We agree with the concept of mandatory electrical inspections in all private rented property – with a certificate every five years. However, we have said loud and clear that a greater emphasis must be placed on the practical implementation of current rules against the working practices of letting agents and the capacity for the local authorities to enforce these rules before more extremely prescriptive legislation is introduced.
Housing in Multiple Occupation
The Government have set out their plans to extend mandatory licensing of Houses in Multiple Occupation (HMOs) and recently consulted on the matter.
ARLA Propertymark responded to the Government’s consultation. We have warned of the unintended consequences of plans to extend the scope of mandatory licensing of HMOs.

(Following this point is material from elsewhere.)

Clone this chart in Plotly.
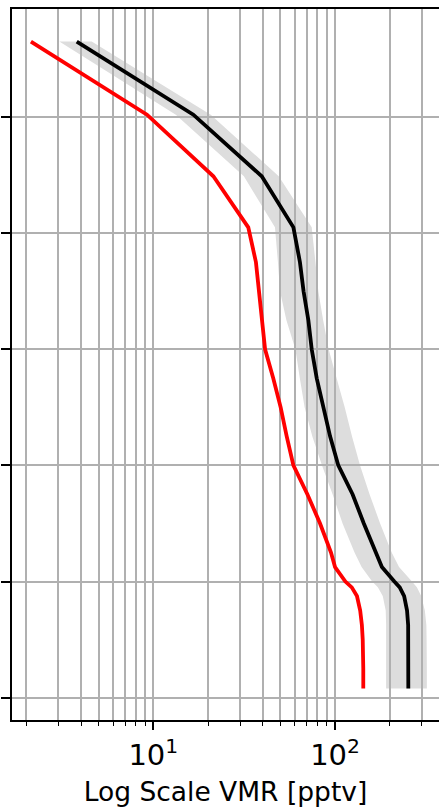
import plotly.graph_objects as go

# Altitude levels (arbitrary vertical units, ticks unlabeled)
alt = [11.3, 10.04, 8.98, 8.1, 7.5, 7.0, 6.5, 6.0, 5.5, 5.0, 4.5, 4.0, 3.5, 3.0,
       2.5, 2.25, 2.0, 1.9, 1.75, 1.5, 1.25, 1.0, 0.5, 0.16]

# Black profile (pptv)
black_vmr = [3.79, 16.6, 39.5, 59.0, 64.1, 67.1, 71.3, 74.4, 79.3, 86.2, 93.9, 104.2, 125.0, 144.0,
             167.0, 181.0, 212.0, 227.0, 240.0, 249.0, 252.5, 253.0, 253.0, 253.0]

# Red profile (pptv)
red_vmr = [2.12, 9.23, 21.4, 33.3, 36.7, 38.2, 39.5, 41.2, 45.7, 50.2, 54.2, 59.0, 70.5, 82.7,
           95.0, 100.0, 114.0, 123.6, 132.0, 137.5, 140.5, 142.0, 143.0, 143.0]

# Grey envelope around black profile (pptv)
band_low = [3.04, 13.3, 31.5, 46.7, 48.5, 49.8, 54.0, 60.5, 64.0, 68.0, 75.0, 84.8, 97.0, 110.0,
            128.0, 140.0, 160.0, 172.0, 183.0, 190.0, 191.0, 191.0, 191.0, 191.0]
band_high = [4.58, 20.7, 49.0, 74.4, 78.0, 80.9, 86.0, 92.2, 102.0, 113.0, 124.0, 137.3, 155.0, 177.0,
             205.0, 225.0, 265.0, 282.0, 298.0, 312.0, 318.0, 319.0, 320.0, 320.0]

x_major = [10, 100]
x_major_text = ["10<sup>1</sup>", "10<sup>2</sup>"]
x_minor = [2, 3, 4, 5, 6, 7, 8, 9, 20, 30, 40, 50, 60, 70, 80, 90, 200, 300]
y_ticks = [0, 2, 4, 6, 8, 10]
x_title = "Log Scale VMR [pptv]"

GRID = "#b0b0b0"
FONT = "DejaVu Sans"

fig = go.Figure()

# envelope as a below-grid shape (matplotlib draws grid above fill_between)
pts_x = band_low + band_high[::-1]
pts_y = alt + alt[::-1]
path = "M " + " L ".join(f"{x},{y}" for x, y in zip(pts_x, pts_y)) + " Z"
fig.add_shape(type="path", path=path, xref="x", yref="y", layer="below",
              fillcolor="#dddddd", line=dict(width=0))

fig.add_trace(go.Scatter(x=red_vmr, y=alt, mode="lines",
                         line=dict(color="#ff0000", width=3.8), showlegend=False))
fig.add_trace(go.Scatter(x=black_vmr, y=alt, mode="lines",
                         line=dict(color="#000000", width=3.8), showlegend=False))

fig.update_layout(
    width=439, height=807,
    margin=dict(l=12, r=0, t=9, b=87, autoexpand=False),
    paper_bgcolor="white", plot_bgcolor="white",
    font=dict(family=FONT, color="black"),
    showlegend=False,
)

fig.update_xaxes(
    type="log", range=[0.2223, 2.572], automargin=False,
    tickmode="array", tickvals=x_major, ticktext=x_major_text,
    ticks="outside", ticklen=8, tickwidth=1.7, tickcolor="black",
    tickfont=dict(size=29, family=FONT, color="black"),
    showgrid=True, gridcolor=GRID, gridwidth=2,
    minor=dict(tickmode="array", tickvals=x_minor, ticks="outside", ticklen=4,
               tickwidth=1.3, tickcolor="black", showgrid=True,
               gridcolor=GRID, gridwidth=2),
    showline=True, linecolor="black", linewidth=2, mirror=True,
    zeroline=False,
    title=dict(text=x_title, font=dict(size=26.5, family=FONT, color="black"), standoff=12),
)

fig.update_yaxes(
    range=[-0.384, 11.86], automargin=False,
    tickmode="array", tickvals=y_ticks, showticklabels=False,
    ticks="outside", ticklen=9, tickwidth=1.7, tickcolor="black",
    showgrid=True, gridcolor=GRID, gridwidth=2,
    showline=True, linecolor="black", linewidth=2, mirror=False,
    zeroline=False,
)

# remove the page's default 8px body margin so the figure sits at the window origin
fig.write_html("out.html", config={"displayModeBar": False},
               post_script="document.body.style.margin='0';document.body.style.overflow='hidden';")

We understand that the Government is currently analysing the results of the consultation and Ministers will be making an announcement shortly. Fortunately, they will not be implementing the proposed HMO legislation changes this April! Nevertheless, Ministers are keen to see legislation implemented at some point this year.
Build to rent and longer term tenancies
The Government is proposing to make the private rented sector more family-friendly by taking steps to promote longer tenancies on new build rental homes. The Government is separately consulting on a range of measures to support more Build to Rent developments.
Commenting, David Cox ARLA Propertymark CEO, said:
“ARLA welcomes the Government’s plans to encourage more institutional investment to boost the number of properties available for rent. Any proposals that increase supply should be applauded. However, this approach should not be at the expense of small landlords who make up the bulk of the private rented sector. Experience has shown that, even in countries where institutional investment in the PRS has been encouraged, it still only makes up a small part of the sector. Small landlords are vital to the health of our rental sector.”